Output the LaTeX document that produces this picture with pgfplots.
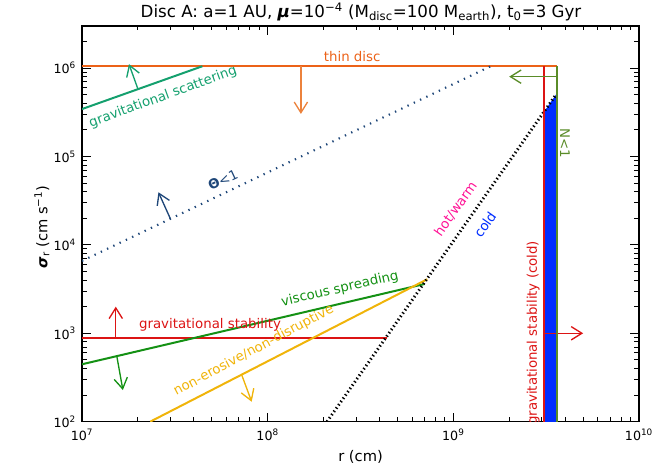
\documentclass[border=0pt]{standalone}
\usepackage{fontspec}
\setmainfont{DejaVu Sans}
\usepackage{pgfplots}
\pgfplotsset{compat=1.18}
\usetikzlibrary{arrows.meta}
\definecolor{thinorange}{RGB}{236,98,24}
\definecolor{arroworange}{RGB}{236,130,60}
\definecolor{scatgreen}{RGB}{20,160,110}
\definecolor{viscgreen}{RGB}{20,145,20}
\definecolor{olivegreen}{RGB}{90,140,40}
\definecolor{myred}{RGB}{220,20,20}
\definecolor{myyellow}{RGB}{240,180,10}
\definecolor{thetablue}{RGB}{30,70,120}
\definecolor{mymagenta}{RGB}{255,20,150}
\definecolor{coldblue}{RGB}{0,45,255}
\tikzset{barb/.style={-{Straight Barb[length=8pt,width=10pt,line width=1pt]}, line width=1pt}}
\begin{document}
\begin{tikzpicture}[x=1pt,y=1pt]
\path[use as bounding box] (0,0) rectangle (498,356.25);
\begin{axis}[
  at={(61.5pt,40pt)}, anchor=south west, scale only axis,
  width=417.75pt, height=296.8pt,
  xmode=log, ymode=log,
  xmin=1e7, xmax=1e10, ymin=1e2, ymax=3e6,
  xtick={1e7,1e8,1e9,1e10},
  xticklabels={10\textsuperscript{7},10\textsuperscript{8},10\textsuperscript{9},10\textsuperscript{10}},
  ytick={1e2,1e3,1e4,1e5,1e6},
  yticklabels={10\textsuperscript{2},10\textsuperscript{3},10\textsuperscript{4},10\textsuperscript{5},10\textsuperscript{6}},
  minor xtick={2e7,3e7,4e7,5e7,6e7,7e7,8e7,9e7,2e8,3e8,4e8,5e8,6e8,7e8,8e8,9e8,2e9,3e9,4e9,5e9,6e9,7e9,8e9,9e9},
  minor ytick={2e2,3e2,4e2,5e2,6e2,7e2,8e2,9e2,2e3,3e3,4e3,5e3,6e3,7e3,8e3,9e3,2e4,3e4,4e4,5e4,6e4,7e4,8e4,9e4,2e5,3e5,4e5,5e5,6e5,7e5,8e5,9e5,2e6,3e6},
  major tick length=6.75pt, minor tick length=3.4pt,
  every tick/.style={black, line width=0.7pt},
  axis line style={line width=1.1pt},
  ticklabel style={font=\fontsize{9.5}{11}\selectfont},
  xticklabel style={yshift=-2pt},
  yticklabel style={xshift=-1pt},
  font=\fontsize{10}{12}\selectfont,
]
% blue cold region
\addplot[fill=coldblue, draw=none] coordinates {(3.08e9,100) (3.08e9,3.21e5) (3.58e9,5.05e5) (3.58e9,100)} \closedcycle;
% thin disc
\addplot[thinorange, line width=1.5pt] coordinates {(1e7,1.05e6) (3.61e9,1.05e6)};
\addplot[arroworange, barb] coordinates {(1.51e8,1.05e6) (1.51e8,3.03e5)};
% gravitational scattering
\addplot[scatgreen, line width=1.5pt] coordinates {(1e7,3.44e5) (4.45e7,1.05e6)};
\addplot[scatgreen, barb] coordinates {(2.0e7,5.81e5) (1.79e7,1.11e6)};
% Theta < 1
\addplot[thetablue, line width=1.6pt, dash pattern=on 1pt off 4.2pt] coordinates {(1e7,6590) (1.59e9,1.05e6)};
\addplot[thetablue, barb] coordinates {(3.0e7,1.95e4) (2.58e7,3.94e4)};
% gravitational stability
\addplot[myred, line width=1.5pt] coordinates {(1e7,890) (4.40e8,890)};
\addplot[myred, barb] coordinates {(1.52e7,890) (1.52e7,2.0e3)};
% viscous spreading
\addplot[viscgreen, line width=1.5pt] coordinates {(1e7,446) (7.0e8,3.61e3)};
\addplot[viscgreen, barb] coordinates {(1.54e7,550) (1.66e7,228)};
% non-erosive/non-disruptive
\addplot[myyellow, line width=1.5pt] coordinates {(2.33e7,100) (7.24e8,4.09e3)};
\addplot[myyellow, barb] coordinates {(7.24e7,340) (8.2e7,168)};
% hot/cold boundary
\addplot[black, line width=2.2pt, dash pattern=on 1pt off 2pt] coordinates {(2.087e8,100) (3.55e9,4.92e5)};
% cold gravitational stability
\addplot[myred, line width=1.5pt] coordinates {(3.08e9,100) (3.08e9,1.05e6)};
\addplot[myred, barb] coordinates {(3.08e9,1.0e3) (5.0e9,1.0e3)};
% N < 1
\addplot[olivegreen, line width=1.5pt] coordinates {(3.61e9,100) (3.61e9,1.05e6)};
\addplot[olivegreen, barb] coordinates {(3.61e9,8.0e5) (2.0e9,8.0e5)};
% labels
\node[text=thinorange] at (axis cs:2.85e8,1.34e6) {thin disc};
\node[text=scatgreen, rotate=20] at (axis cs:2.73e7,4.72e5) {gravitational scattering};
\node[text=thetablue, rotate=25] at (axis cs:5.74e7,5.43e4) {{\bfseries Θ}<1};
\node[text=myred] at (axis cs:4.89e7,1.24e3) {gravitational stability};
\node[text=viscgreen, rotate=13] at (axis cs:2.45e8,3.16e3) {viscous spreading};
\node[text=myyellow, rotate=28] at (axis cs:8.41e7,638) {non-erosive/non-disruptive};
\node[text=mymagenta, rotate=55] at (axis cs:1.03e9,2.55e4) {hot/warm};
\node[text=coldblue, rotate=55] at (axis cs:1.48e9,1.69e4) {cold};
\node[text=myred, rotate=90] at (axis cs:2.69e9,1.01e3) {gravitational stability (cold)};
\node[text=olivegreen, rotate=-90] at (axis cs:3.99e9,1.42e5) {N<1};
\end{axis}
\node at (270.75,347.25) {\fontsize{12.5}{14}\selectfont Disc A: a=1 AU, \textbf{\textit{μ}}=10\textsuperscript{−4} (M\textsubscript{disc}=100 M\textsubscript{earth}), t\textsubscript{0}=3 Gyr};
\node at (270.4,13.5) {\fontsize{11}{13}\selectfont r (cm)};
\node[rotate=90] at (31.5,186) {\fontsize{11}{13}\selectfont \textbf{\textit{σ}}\textsubscript{r} (cm s\textsuperscript{−1})};
\end{tikzpicture}
\end{document}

▸ **PROBLEM DETAILS**
Copy all the lines of data exactly as they appear, dropping any images.

▸ **EXERCISE RESULT**
Output the LaTeX document that produces this picture with pgfplots.
\documentclass[border=0pt]{standalone}
\usepackage{fontspec}
\setmainfont{DejaVu Sans}
\usepackage{pgfplots}
\pgfplotsset{compat=1.18}
\usetikzlibrary{arrows.meta}
\definecolor{thinorange}{RGB}{236,98,24}
\definecolor{arroworange}{RGB}{236,130,60}
\definecolor{scatgreen}{RGB}{20,160,110}
\definecolor{viscgreen}{RGB}{20,145,20}
\definecolor{olivegreen}{RGB}{90,140,40}
\definecolor{myred}{RGB}{220,20,20}
\definecolor{myyellow}{RGB}{240,180,10}
\definecolor{thetablue}{RGB}{30,70,120}
\definecolor{mymagenta}{RGB}{255,20,150}
\definecolor{coldblue}{RGB}{0,45,255}
\tikzset{barb/.style={-{Straight Barb[length=8pt,width=10pt,line width=1pt]}, line width=1pt}}
\begin{document}
\begin{tikzpicture}[x=1pt,y=1pt]
\path[use as bounding box] (0,0) rectangle (498,356.25);
\begin{axis}[
  at={(61.5pt,40pt)}, anchor=south west, scale only axis,
  width=417.75pt, height=296.8pt,
  xmode=log, ymode=log,
  xmin=1e7, xmax=1e10, ymin=1e2, ymax=3e6,
  xtick={1e7,1e8,1e9,1e10},
  xticklabels={10\textsuperscript{7},10\textsuperscript{8},10\textsuperscript{9},10\textsuperscript{10}},
  ytick={1e2,1e3,1e4,1e5,1e6},
  yticklabels={10\textsuperscript{2},10\textsuperscript{3},10\textsuperscript{4},10\textsuperscript{5},10\textsuperscript{6}},
  minor xtick={2e7,3e7,4e7,5e7,6e7,7e7,8e7,9e7,2e8,3e8,4e8,5e8,6e8,7e8,8e8,9e8,2e9,3e9,4e9,5e9,6e9,7e9,8e9,9e9},
  minor ytick={2e2,3e2,4e2,5e2,6e2,7e2,8e2,9e2,2e3,3e3,4e3,5e3,6e3,7e3,8e3,9e3,2e4,3e4,4e4,5e4,6e4,7e4,8e4,9e4,2e5,3e5,4e5,5e5,6e5,7e5,8e5,9e5,2e6,3e6},
  major tick length=6.75pt, minor tick length=3.4pt,
  every tick/.style={black, line width=0.7pt},
  axis line style={line width=1.1pt},
  ticklabel style={font=\fontsize{9.5}{11}\selectfont},
  xticklabel style={yshift=-2pt},
  yticklabel style={xshift=-1pt},
  font=\fontsize{10}{12}\selectfont,
]
% blue cold region
\addplot[fill=coldblue, draw=none] coordinates {(3.08e9,100) (3.08e9,3.21e5) (3.58e9,5.05e5) (3.58e9,100)} \closedcycle;
% thin disc
\addplot[thinorange, line width=1.5pt] coordinates {(1e7,1.05e6) (3.61e9,1.05e6)};
\addplot[arroworange, barb] coordinates {(1.51e8,1.05e6) (1.51e8,3.03e5)};
% gravitational scattering
\addplot[scatgreen, line width=1.5pt] coordinates {(1e7,3.44e5) (4.45e7,1.05e6)};
\addplot[scatgreen, barb] coordinates {(2.0e7,5.81e5) (1.79e7,1.11e6)};
% Theta < 1
\addplot[thetablue, line width=1.6pt, dash pattern=on 1pt off 4.2pt] coordinates {(1e7,6590) (1.59e9,1.05e6)};
\addplot[thetablue, barb] coordinates {(3.0e7,1.95e4) (2.58e7,3.94e4)};
% gravitational stability
\addplot[myred, line width=1.5pt] coordinates {(1e7,890) (4.40e8,890)};
\addplot[myred, barb] coordinates {(1.52e7,890) (1.52e7,2.0e3)};
% viscous spreading
\addplot[viscgreen, line width=1.5pt] coordinates {(1e7,446) (7.0e8,3.61e3)};
\addplot[viscgreen, barb] coordinates {(1.54e7,550) (1.66e7,228)};
% non-erosive/non-disruptive
\addplot[myyellow, line width=1.5pt] coordinates {(2.33e7,100) (7.24e8,4.09e3)};
\addplot[myyellow, barb] coordinates {(7.24e7,340) (8.2e7,168)};
% hot/cold boundary
\addplot[black, line width=2.2pt, dash pattern=on 1pt off 2pt] coordinates {(2.087e8,100) (3.55e9,4.92e5)};
% cold gravitational stability
\addplot[myred, line width=1.5pt] coordinates {(3.08e9,100) (3.08e9,1.05e6)};
\addplot[myred, barb] coordinates {(3.08e9,1.0e3) (5.0e9,1.0e3)};
% N < 1
\addplot[olivegreen, line width=1.5pt] coordinates {(3.61e9,100) (3.61e9,1.05e6)};
\addplot[olivegreen, barb] coordinates {(3.61e9,8.0e5) (2.0e9,8.0e5)};
% labels
\node[text=thinorange] at (axis cs:2.85e8,1.34e6) {thin disc};
\node[text=scatgreen, rotate=20] at (axis cs:2.73e7,4.72e5) {gravitational scattering};
\node[text=thetablue, rotate=25] at (axis cs:5.74e7,5.43e4) {{\bfseries Θ}<1};
\node[text=myred] at (axis cs:4.89e7,1.24e3) {gravitational stability};
\node[text=viscgreen, rotate=13] at (axis cs:2.45e8,3.16e3) {viscous spreading};
\node[text=myyellow, rotate=28] at (axis cs:8.41e7,638) {non-erosive/non-disruptive};
\node[text=mymagenta, rotate=55] at (axis cs:1.03e9,2.55e4) {hot/warm};
\node[text=coldblue, rotate=55] at (axis cs:1.48e9,1.69e4) {cold};
\node[text=myred, rotate=90] at (axis cs:2.69e9,1.01e3) {gravitational stability (cold)};
\node[text=olivegreen, rotate=-90] at (axis cs:3.99e9,1.42e5) {N<1};
\end{axis}
\node at (270.75,347.25) {\fontsize{12.5}{14}\selectfont Disc A: a=1 AU, \textbf{\textit{μ}}=10\textsuperscript{−4} (M\textsubscript{disc}=100 M\textsubscript{earth}), t\textsubscript{0}=3 Gyr};
\node at (270.4,13.5) {\fontsize{11}{13}\selectfont r (cm)};
\node[rotate=90] at (31.5,186) {\fontsize{11}{13}\selectfont \textbf{\textit{σ}}\textsubscript{r} (cm s\textsuperscript{−1})};
\end{tikzpicture}
\end{document}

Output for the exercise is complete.